* [What is required]:
Type out the data exactly as given. Skip any image.

+++ Data segment

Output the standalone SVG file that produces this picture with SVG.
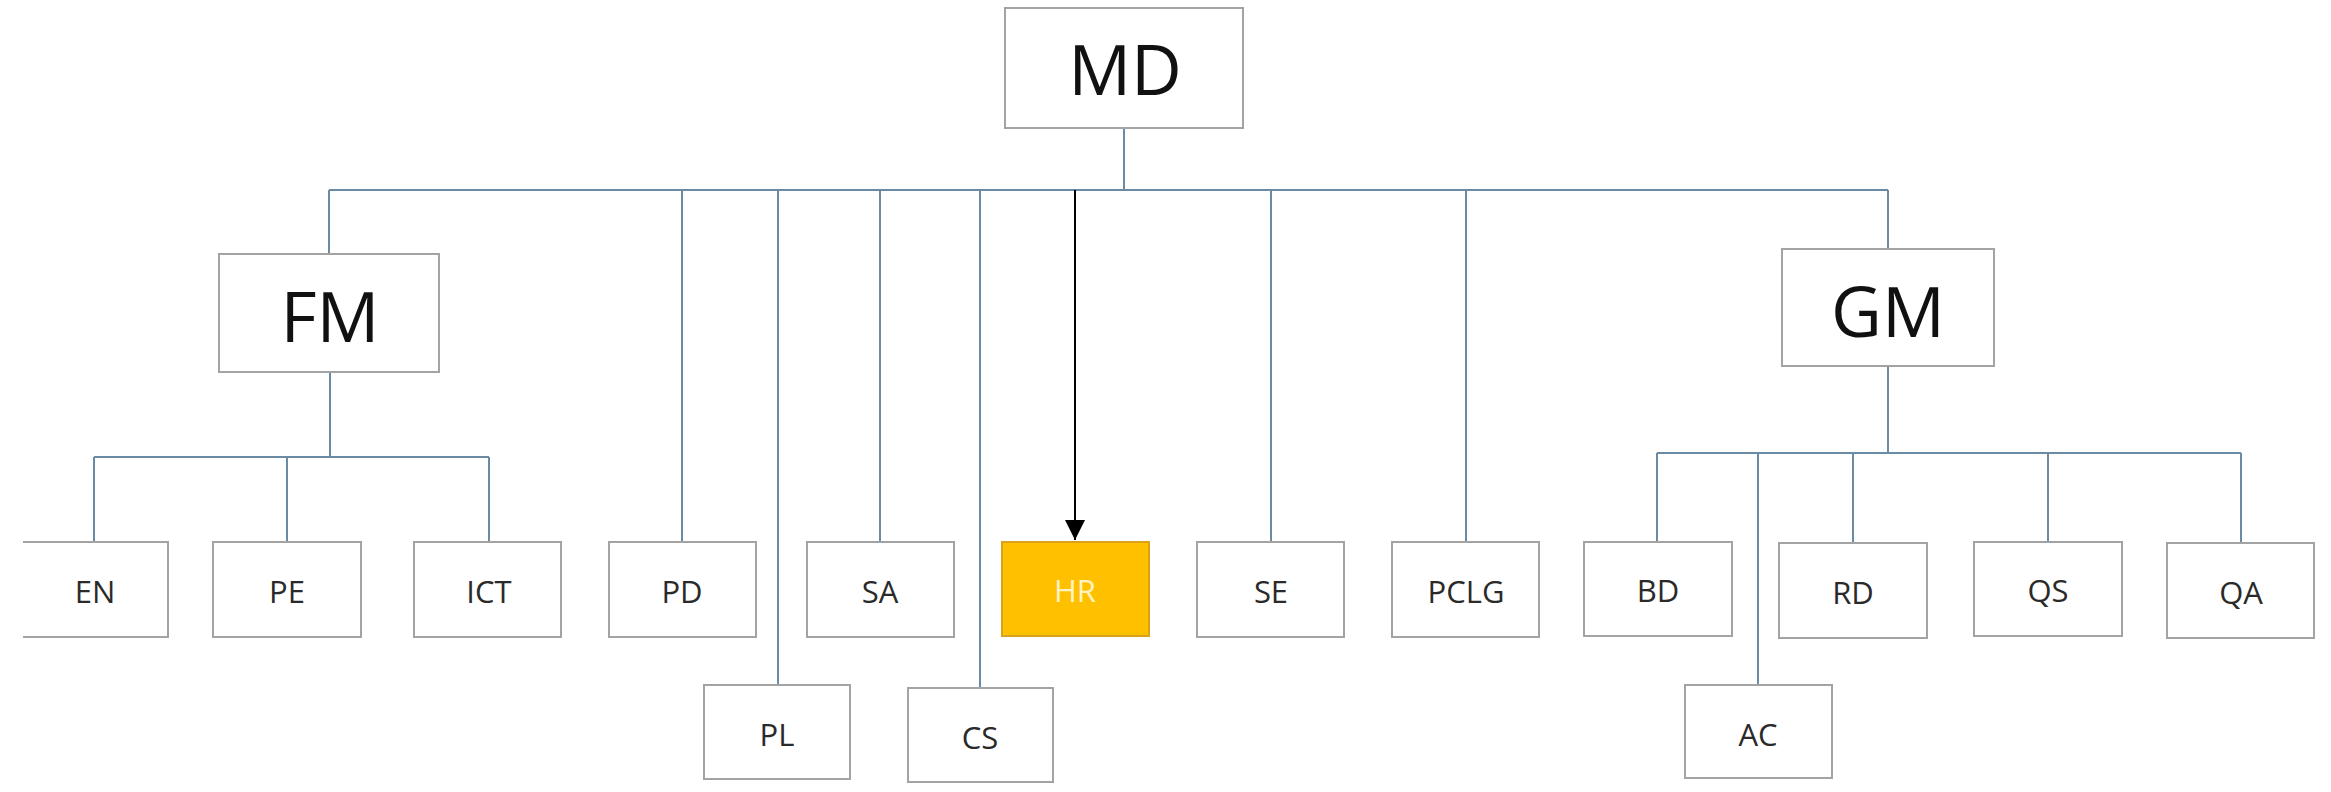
<svg xmlns="http://www.w3.org/2000/svg" width="2331" height="792" viewBox="0 0 2331 792">
  <style>
    .box{fill:#ffffff;stroke:#a3a3a3;stroke-width:2}
    .hr{fill:#ffc000;stroke:#d9a21a;stroke-width:2}
    .big{font-family:"Open Sans","Noto Sans",sans-serif;font-size:70px;fill:#111111;text-anchor:middle}
    .lbl{font-family:"Open Sans","Noto Sans",sans-serif;font-size:31px;fill:#2a2a2a;text-anchor:middle}
    .hrt{font-family:"Open Sans","Noto Sans",sans-serif;font-size:31px;fill:#fff3c4;text-anchor:middle}
    .ln{fill:none;stroke:#6b8ba4;stroke-width:2}
    .arr{fill:none;stroke:#000000;stroke-width:2}
  </style>
  <defs>
    <marker id="ah" markerUnits="userSpaceOnUse" markerWidth="20" markerHeight="22" refX="20" refY="10" orient="auto">
      <path d="M0,0 L20,10 L0,20 Z" fill="#000000"/>
    </marker>
  </defs>
  <rect width="2331" height="792" fill="#ffffff"/>

  <g id="connectors">
    <path class="ln" d="M1124,128 V190"/>
    <path class="ln" d="M329,190 H1888"/>
    <path class="ln" d="M329,190 V254"/>
    <path class="ln" d="M682,190 V542"/>
    <path class="ln" d="M778,190 V685"/>
    <path class="ln" d="M880,190 V542"/>
    <path class="ln" d="M980,190 V688"/>
    <path class="ln" d="M1271,190 V542"/>
    <path class="ln" d="M1466,190 V542"/>
    <path class="ln" d="M1888,190 V249"/>
    <path class="arr" d="M1075,190 V540" marker-end="url(#ah)"/>
    <path class="ln" d="M330,372 V457"/>
    <path class="ln" d="M94,457 H489"/>
    <path class="ln" d="M94,457 V542"/>
    <path class="ln" d="M287,457 V542"/>
    <path class="ln" d="M489,457 V542"/>
    <path class="ln" d="M1888,366 V453"/>
    <path class="ln" d="M1657,453 H2241"/>
    <path class="ln" d="M1657,453 V542"/>
    <path class="ln" d="M1758,453 V685"/>
    <path class="ln" d="M1853,453 V542"/>
    <path class="ln" d="M2048,453 V542"/>
    <path class="ln" d="M2241,453 V542"/>
  </g>

  <g id="MD"><rect class="box" x="1005" y="8" width="238" height="120"/><text class="big" x="1125" y="95">MD</text></g>
  <g id="FM"><rect class="box" x="219" y="254" width="220" height="118"/><text class="big" x="330" y="342">FM</text></g>
  <g id="GM"><rect class="box" x="1782" y="249" width="212" height="117"/><text class="big" x="1888" y="337">GM</text></g>

  <g id="EN"><rect x="23" y="542" width="145" height="95" fill="#ffffff"/><path class="box" d="M23,542 H168 V637 H23"/><text class="lbl" x="95" y="603">EN</text></g>
  <g id="PE"><rect class="box" x="213" y="542" width="148" height="95"/><text class="lbl" x="287" y="603">PE</text></g>
  <g id="ICT"><rect class="box" x="414" y="542" width="147" height="95"/><text class="lbl" x="489" y="603">ICT</text></g>
  <g id="PD"><rect class="box" x="609" y="542" width="147" height="95"/><text class="lbl" x="682" y="603">PD</text></g>
  <g id="SA"><rect class="box" x="807" y="542" width="147" height="95"/><text class="lbl" x="880" y="603">SA</text></g>
  <g id="HR"><rect class="hr" x="1002" y="542" width="147" height="94"/><text class="hrt" x="1075" y="602">HR</text></g>
  <g id="SE"><rect class="box" x="1197" y="542" width="147" height="95"/><text class="lbl" x="1271" y="603">SE</text></g>
  <g id="PCLG"><rect class="box" x="1392" y="542" width="147" height="95"/><text class="lbl" x="1466" y="603">PCLG</text></g>
  <g id="BD"><rect class="box" x="1584" y="542" width="148" height="94"/><text class="lbl" x="1658" y="602">BD</text></g>
  <g id="RD"><rect class="box" x="1779" y="543" width="148" height="95"/><text class="lbl" x="1853" y="604">RD</text></g>
  <g id="QS"><rect class="box" x="1974" y="542" width="148" height="94"/><text class="lbl" x="2048" y="602">QS</text></g>
  <g id="QA"><rect class="box" x="2167" y="543" width="147" height="95"/><text class="lbl" x="2241" y="604">QA</text></g>

  <g id="PL"><rect class="box" x="704" y="685" width="146" height="94"/><text class="lbl" x="777" y="746">PL</text></g>
  <g id="CS"><rect class="box" x="908" y="688" width="145" height="94"/><text class="lbl" x="980" y="749">CS</text></g>
  <g id="AC"><rect class="box" x="1685" y="685" width="147" height="93"/><text class="lbl" x="1758" y="746">AC</text></g>
</svg>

++++++

* [Correct output]:
Output the standalone SVG file that produces this picture with SVG.
<svg xmlns="http://www.w3.org/2000/svg" width="2331" height="792" viewBox="0 0 2331 792">
  <style>
    .box{fill:#ffffff;stroke:#a3a3a3;stroke-width:2}
    .hr{fill:#ffc000;stroke:#d9a21a;stroke-width:2}
    .big{font-family:"Open Sans","Noto Sans",sans-serif;font-size:70px;fill:#111111;text-anchor:middle}
    .lbl{font-family:"Open Sans","Noto Sans",sans-serif;font-size:31px;fill:#2a2a2a;text-anchor:middle}
    .hrt{font-family:"Open Sans","Noto Sans",sans-serif;font-size:31px;fill:#fff3c4;text-anchor:middle}
    .ln{fill:none;stroke:#6b8ba4;stroke-width:2}
    .arr{fill:none;stroke:#000000;stroke-width:2}
  </style>
  <defs>
    <marker id="ah" markerUnits="userSpaceOnUse" markerWidth="20" markerHeight="22" refX="20" refY="10" orient="auto">
      <path d="M0,0 L20,10 L0,20 Z" fill="#000000"/>
    </marker>
  </defs>
  <rect width="2331" height="792" fill="#ffffff"/>

  <g id="connectors">
    <path class="ln" d="M1124,128 V190"/>
    <path class="ln" d="M329,190 H1888"/>
    <path class="ln" d="M329,190 V254"/>
    <path class="ln" d="M682,190 V542"/>
    <path class="ln" d="M778,190 V685"/>
    <path class="ln" d="M880,190 V542"/>
    <path class="ln" d="M980,190 V688"/>
    <path class="ln" d="M1271,190 V542"/>
    <path class="ln" d="M1466,190 V542"/>
    <path class="ln" d="M1888,190 V249"/>
    <path class="arr" d="M1075,190 V540" marker-end="url(#ah)"/>
    <path class="ln" d="M330,372 V457"/>
    <path class="ln" d="M94,457 H489"/>
    <path class="ln" d="M94,457 V542"/>
    <path class="ln" d="M287,457 V542"/>
    <path class="ln" d="M489,457 V542"/>
    <path class="ln" d="M1888,366 V453"/>
    <path class="ln" d="M1657,453 H2241"/>
    <path class="ln" d="M1657,453 V542"/>
    <path class="ln" d="M1758,453 V685"/>
    <path class="ln" d="M1853,453 V542"/>
    <path class="ln" d="M2048,453 V542"/>
    <path class="ln" d="M2241,453 V542"/>
  </g>

  <g id="MD"><rect class="box" x="1005" y="8" width="238" height="120"/><text class="big" x="1125" y="95">MD</text></g>
  <g id="FM"><rect class="box" x="219" y="254" width="220" height="118"/><text class="big" x="330" y="342">FM</text></g>
  <g id="GM"><rect class="box" x="1782" y="249" width="212" height="117"/><text class="big" x="1888" y="337">GM</text></g>

  <g id="EN"><rect x="23" y="542" width="145" height="95" fill="#ffffff"/><path class="box" d="M23,542 H168 V637 H23"/><text class="lbl" x="95" y="603">EN</text></g>
  <g id="PE"><rect class="box" x="213" y="542" width="148" height="95"/><text class="lbl" x="287" y="603">PE</text></g>
  <g id="ICT"><rect class="box" x="414" y="542" width="147" height="95"/><text class="lbl" x="489" y="603">ICT</text></g>
  <g id="PD"><rect class="box" x="609" y="542" width="147" height="95"/><text class="lbl" x="682" y="603">PD</text></g>
  <g id="SA"><rect class="box" x="807" y="542" width="147" height="95"/><text class="lbl" x="880" y="603">SA</text></g>
  <g id="HR"><rect class="hr" x="1002" y="542" width="147" height="94"/><text class="hrt" x="1075" y="602">HR</text></g>
  <g id="SE"><rect class="box" x="1197" y="542" width="147" height="95"/><text class="lbl" x="1271" y="603">SE</text></g>
  <g id="PCLG"><rect class="box" x="1392" y="542" width="147" height="95"/><text class="lbl" x="1466" y="603">PCLG</text></g>
  <g id="BD"><rect class="box" x="1584" y="542" width="148" height="94"/><text class="lbl" x="1658" y="602">BD</text></g>
  <g id="RD"><rect class="box" x="1779" y="543" width="148" height="95"/><text class="lbl" x="1853" y="604">RD</text></g>
  <g id="QS"><rect class="box" x="1974" y="542" width="148" height="94"/><text class="lbl" x="2048" y="602">QS</text></g>
  <g id="QA"><rect class="box" x="2167" y="543" width="147" height="95"/><text class="lbl" x="2241" y="604">QA</text></g>

  <g id="PL"><rect class="box" x="704" y="685" width="146" height="94"/><text class="lbl" x="777" y="746">PL</text></g>
  <g id="CS"><rect class="box" x="908" y="688" width="145" height="94"/><text class="lbl" x="980" y="749">CS</text></g>
  <g id="AC"><rect class="box" x="1685" y="685" width="147" height="93"/><text class="lbl" x="1758" y="746">AC</text></g>
</svg>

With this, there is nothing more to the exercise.